Divinity II: The Dragon Knight Saga Reviews

Yet another pair of Divinity II: The Dragon Knight Saga reviews have populated the web this week, starting with this two-pager that ends with a 7.8/10 on Hooked Gamers:
When the dust of unpolished graphics, inconsistent voice acting and questionable design choices has settled, what you are left with is the story. The engaging plot and the colorful characters are more then enough to keep you playing for hours. The quests are very varied and entertaining and even the most unimportant side quest will give you satisfaction once completed. Many of them can even be overcome in more then one manner. Despite the unpolished in-game graphics, the cinematics that drive the story forward look superb and one cannot help but wonder whether the arts department could not have made the game look much better if they had just had a bit more time (or more ambition) to add a bit of bling to it.

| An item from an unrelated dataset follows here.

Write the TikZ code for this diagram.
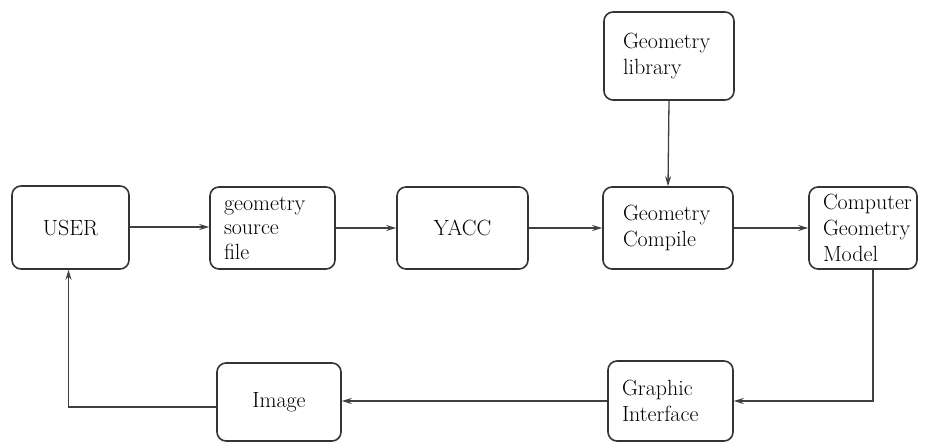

The game world is filled with humor, some intelligent, some downright silly. A particularly memorable moment was when a skeleton I encountered at one point struck up a conversation with me. As the conversation went on, he suddenly fell apart due to too much existential thought. The writing on the whole is, save for a few inconsistencies, absolutely sublime and I hereby extend an open invitation to the writers behind this game to join me in a D&D session whenever they find themselves in Denmark.

And then Neoseeker steps in with a much more favorable 9/10:
For those coming off Ego, note much of Flames' content consists of a massive amount of sidequests in a single town and its dungeons, which I expect will see mixed reception from fans. Regardless, most of the quests are quite fun (as with Ego), and you see a lot of plot and subplot points resolved -- there seems to be some new tunes as well. All in all, it's worth it.

The game has multiple weaknesses still, but none seriously damper the experience. In the end, this is a highly polished and smooth title CRPG fans should be eager to add to their collection alongside other greats like Dragon Age and Risen. North Americans should note the title is currently available only digitally -- the team is currently looking into a retail release.